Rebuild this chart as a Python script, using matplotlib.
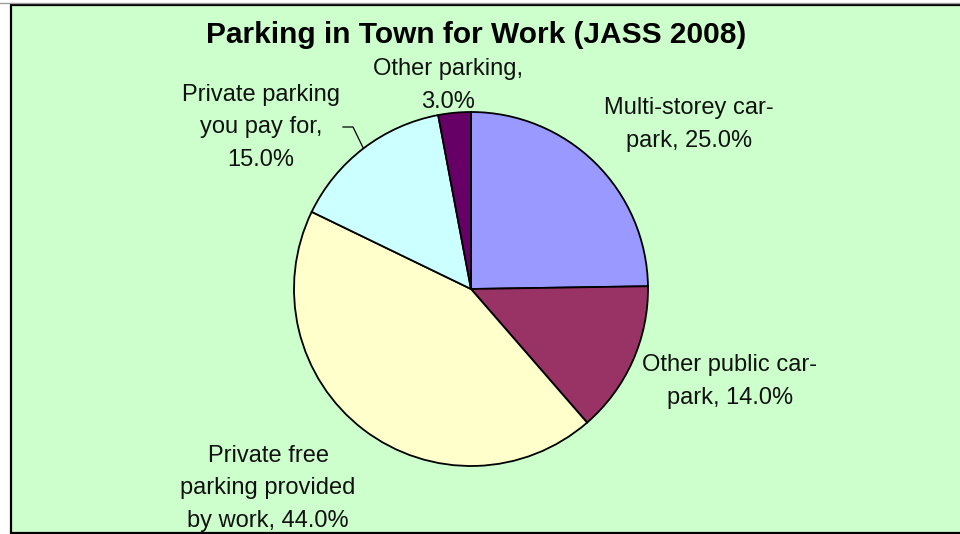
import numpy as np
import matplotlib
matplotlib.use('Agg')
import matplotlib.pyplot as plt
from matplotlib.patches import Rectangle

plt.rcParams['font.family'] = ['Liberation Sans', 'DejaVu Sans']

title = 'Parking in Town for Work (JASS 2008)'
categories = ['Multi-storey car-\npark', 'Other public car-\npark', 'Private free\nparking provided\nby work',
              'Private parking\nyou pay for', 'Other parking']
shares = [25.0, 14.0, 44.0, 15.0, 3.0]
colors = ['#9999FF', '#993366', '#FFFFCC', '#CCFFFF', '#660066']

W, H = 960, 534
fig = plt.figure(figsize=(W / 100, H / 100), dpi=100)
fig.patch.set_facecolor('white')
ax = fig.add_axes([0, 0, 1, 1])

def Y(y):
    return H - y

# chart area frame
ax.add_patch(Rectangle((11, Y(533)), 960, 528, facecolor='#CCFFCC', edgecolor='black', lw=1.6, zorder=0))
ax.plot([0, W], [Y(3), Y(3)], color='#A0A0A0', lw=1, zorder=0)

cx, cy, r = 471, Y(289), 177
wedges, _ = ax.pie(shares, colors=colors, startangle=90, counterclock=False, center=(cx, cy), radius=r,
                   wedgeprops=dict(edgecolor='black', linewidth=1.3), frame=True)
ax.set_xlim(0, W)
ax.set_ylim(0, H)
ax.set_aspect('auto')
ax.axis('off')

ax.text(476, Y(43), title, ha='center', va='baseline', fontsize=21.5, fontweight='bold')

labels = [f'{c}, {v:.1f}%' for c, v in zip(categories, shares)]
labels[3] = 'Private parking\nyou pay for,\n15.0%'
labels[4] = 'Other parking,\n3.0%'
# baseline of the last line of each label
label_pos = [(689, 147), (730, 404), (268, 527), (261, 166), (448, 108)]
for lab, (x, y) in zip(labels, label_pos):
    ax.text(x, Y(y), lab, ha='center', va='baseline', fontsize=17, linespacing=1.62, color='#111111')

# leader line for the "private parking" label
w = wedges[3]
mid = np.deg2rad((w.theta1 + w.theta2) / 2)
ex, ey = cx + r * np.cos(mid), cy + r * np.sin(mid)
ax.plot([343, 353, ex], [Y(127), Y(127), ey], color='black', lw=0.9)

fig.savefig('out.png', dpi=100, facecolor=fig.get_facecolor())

++++++++

## EXERCISE GOAL:
Take the listing above and print it exactly, apart from the pictures.

## COMPLETED TASK:
Rebuild this chart as a Python script, using matplotlib.
import numpy as np
import matplotlib
matplotlib.use('Agg')
import matplotlib.pyplot as plt
from matplotlib.patches import Rectangle

plt.rcParams['font.family'] = ['Liberation Sans', 'DejaVu Sans']

title = 'Parking in Town for Work (JASS 2008)'
categories = ['Multi-storey car-\npark', 'Other public car-\npark', 'Private free\nparking provided\nby work',
              'Private parking\nyou pay for', 'Other parking']
shares = [25.0, 14.0, 44.0, 15.0, 3.0]
colors = ['#9999FF', '#993366', '#FFFFCC', '#CCFFFF', '#660066']

W, H = 960, 534
fig = plt.figure(figsize=(W / 100, H / 100), dpi=100)
fig.patch.set_facecolor('white')
ax = fig.add_axes([0, 0, 1, 1])

def Y(y):
    return H - y

# chart area frame
ax.add_patch(Rectangle((11, Y(533)), 960, 528, facecolor='#CCFFCC', edgecolor='black', lw=1.6, zorder=0))
ax.plot([0, W], [Y(3), Y(3)], color='#A0A0A0', lw=1, zorder=0)

cx, cy, r = 471, Y(289), 177
wedges, _ = ax.pie(shares, colors=colors, startangle=90, counterclock=False, center=(cx, cy), radius=r,
                   wedgeprops=dict(edgecolor='black', linewidth=1.3), frame=True)
ax.set_xlim(0, W)
ax.set_ylim(0, H)
ax.set_aspect('auto')
ax.axis('off')

ax.text(476, Y(43), title, ha='center', va='baseline', fontsize=21.5, fontweight='bold')

labels = [f'{c}, {v:.1f}%' for c, v in zip(categories, shares)]
labels[3] = 'Private parking\nyou pay for,\n15.0%'
labels[4] = 'Other parking,\n3.0%'
# baseline of the last line of each label
label_pos = [(689, 147), (730, 404), (268, 527), (261, 166), (448, 108)]
for lab, (x, y) in zip(labels, label_pos):
    ax.text(x, Y(y), lab, ha='center', va='baseline', fontsize=17, linespacing=1.62, color='#111111')

# leader line for the "private parking" label
w = wedges[3]
mid = np.deg2rad((w.theta1 + w.theta2) / 2)
ex, ey = cx + r * np.cos(mid), cy + r * np.sin(mid)
ax.plot([343, 353, ex], [Y(127), Y(127), ey], color='black', lw=0.9)

fig.savefig('out.png', dpi=100, facecolor=fig.get_facecolor())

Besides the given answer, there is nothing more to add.